- Exercise instructions -
Starting at the top of the listing, extract every line up to and including the one with "const y = d3.scaleLinear().domain([0, 30]).range([372, 42]);". Pictures stay out of the copy.

..............................

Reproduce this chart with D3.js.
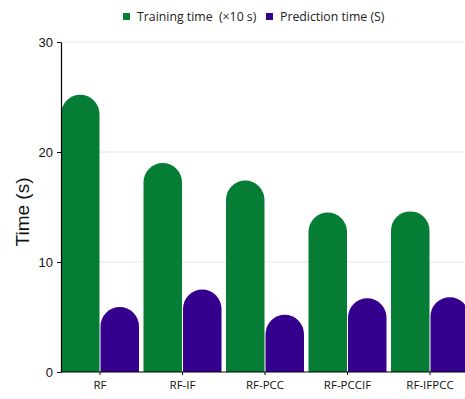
<!DOCTYPE html>
<html>
<head>
<meta charset="utf-8">
<script src="https://cdn.jsdelivr.net/npm/d3@7"></script>
<style>
html,body{margin:0;padding:0;background:#fff;}
svg{display:block;}
</style>
</head>
<body>
<svg id="chart" width="465" height="399"></svg>
<script>
const categories = ["RF", "RF-IF", "RF-PCC", "RF-PCCIF", "RF-IFPCC"];
const trainingTime = [25.2, 19.0, 17.4, 14.5, 14.6];
const predictionTime = [5.9, 7.5, 5.2, 6.7, 6.8];
const seriesNames = ["Training time\u00a0\u00a0(\u00d710\u00a0s)", "Prediction time\u00a0(S)"];
const seriesColors = ["#067d35", "#36008f"];
const yTicks = [0, 10, 20, 30];

const svg = d3.select("#chart");
const yAxisX = 61;
const x = d3.scaleBand().domain(categories).range([58.75, 471.25]).padding(0);
const keys = ["train", "pred"];
const xs = d3.scaleBand().domain(keys).range([0, x.bandwidth()]).paddingInner(0.0253).paddingOuter(0.057);
const y = d3.scaleLinear().domain([0, 30]).range([372, 42]);

// gridlines
svg.append("g").selectAll("line").data(yTicks.filter(d => d > 0)).join("line")
  .attr("x1", yAxisX).attr("x2", 465)
  .attr("y1", d => y(d)).attr("y2", d => y(d))
  .attr("stroke", "#e4e4e4").attr("stroke-width", 1);

const data = categories.map((c, i) => ({cat: c, train: trainingTime[i], pred: predictionTime[i]}));

function roundTop(x0, w, top, bottom) {
  const r = w / 2;
  const p = d3.path();
  p.moveTo(x0, bottom);
  p.lineTo(x0, top + r);
  p.arc(x0 + r, top + r, r, Math.PI, 0);
  p.lineTo(x0 + w, bottom);
  p.closePath();
  return p.toString();
}

const groups = svg.append("g").selectAll("g").data(data).join("g")
  .attr("transform", d => `translate(${x(d.cat)},0)`);
keys.forEach((k, ki) => {
  groups.append("path")
    .attr("d", d => roundTop(xs(k), xs.bandwidth(), y(d[k]), y(0)))
    .attr("fill", seriesColors[ki]);
});

// y axis
const yAxis = d3.axisLeft(y).tickValues(yTicks).tickSize(4).tickSizeOuter(0).tickPadding(4);
const yg = svg.append("g").attr("transform", `translate(${yAxisX},0)`).call(yAxis);
yg.select(".domain").attr("stroke", "#000").attr("stroke-width", 1.2);
yg.selectAll(".tick line").attr("stroke", "#000");
yg.selectAll("text").attr("font-family", "Liberation Sans, Arial, sans-serif").attr("font-size", 13).attr("fill", "#111");

// x axis
const xAxis = d3.axisBottom(x).tickSize(3).tickSizeOuter(0).tickPadding(6);
const xg = svg.append("g").attr("transform", `translate(0,${y(0)})`).call(xAxis);
xg.select(".domain").remove();
xg.append("line").attr("x1", yAxisX).attr("x2", 465).attr("y1", 0).attr("y2", 0).attr("stroke", "#000").attr("stroke-width", 1.2);
xg.selectAll(".tick line").attr("stroke", "#000");
xg.selectAll("text").attr("font-family", "Open Sans, sans-serif").attr("font-size", 11.5).attr("fill", "#111");

// y title
svg.append("text")
  .attr("transform", "translate(29,212) rotate(-90)")
  .attr("text-anchor", "middle")
  .attr("font-family", "Liberation Sans, Arial, sans-serif")
  .attr("font-size", 19).attr("fill", "#111")
  .text("Time (s)");

// legend
const legendX = [123, 266];
const lg = svg.append("g").selectAll("g").data(seriesNames).join("g")
  .attr("transform", (d, i) => `translate(${legendX[i]},0)`);
lg.append("rect").attr("x", 0).attr("y", 13).attr("width", 7).attr("height", 7)
  .attr("fill", (d, i) => seriesColors[i]);
lg.append("text").attr("x", 14).attr("y", 21)
  .attr("font-family", "Open Sans, sans-serif").attr("font-size", 12.3).attr("fill", "#222")
  .text(d => d);
</script>
</body>
</html>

..............................

- Completed exercise -
Reproduce this chart with D3.js.
<!DOCTYPE html>
<html>
<head>
<meta charset="utf-8">
<script src="https://cdn.jsdelivr.net/npm/d3@7"></script>
<style>
html,body{margin:0;padding:0;background:#fff;}
svg{display:block;}
</style>
</head>
<body>
<svg id="chart" width="465" height="399"></svg>
<script>
const categories = ["RF", "RF-IF", "RF-PCC", "RF-PCCIF", "RF-IFPCC"];
const trainingTime = [25.2, 19.0, 17.4, 14.5, 14.6];
const predictionTime = [5.9, 7.5, 5.2, 6.7, 6.8];
const seriesNames = ["Training time\u00a0\u00a0(\u00d710\u00a0s)", "Prediction time\u00a0(S)"];
const seriesColors = ["#067d35", "#36008f"];
const yTicks = [0, 10, 20, 30];

const svg = d3.select("#chart");
const yAxisX = 61;
const x = d3.scaleBand().domain(categories).range([58.75, 471.25]).padding(0);
const keys = ["train", "pred"];
const xs = d3.scaleBand().domain(keys).range([0, x.bandwidth()]).paddingInner(0.0253).paddingOuter(0.057);
const y = d3.scaleLinear().domain([0, 30]).range([372, 42]);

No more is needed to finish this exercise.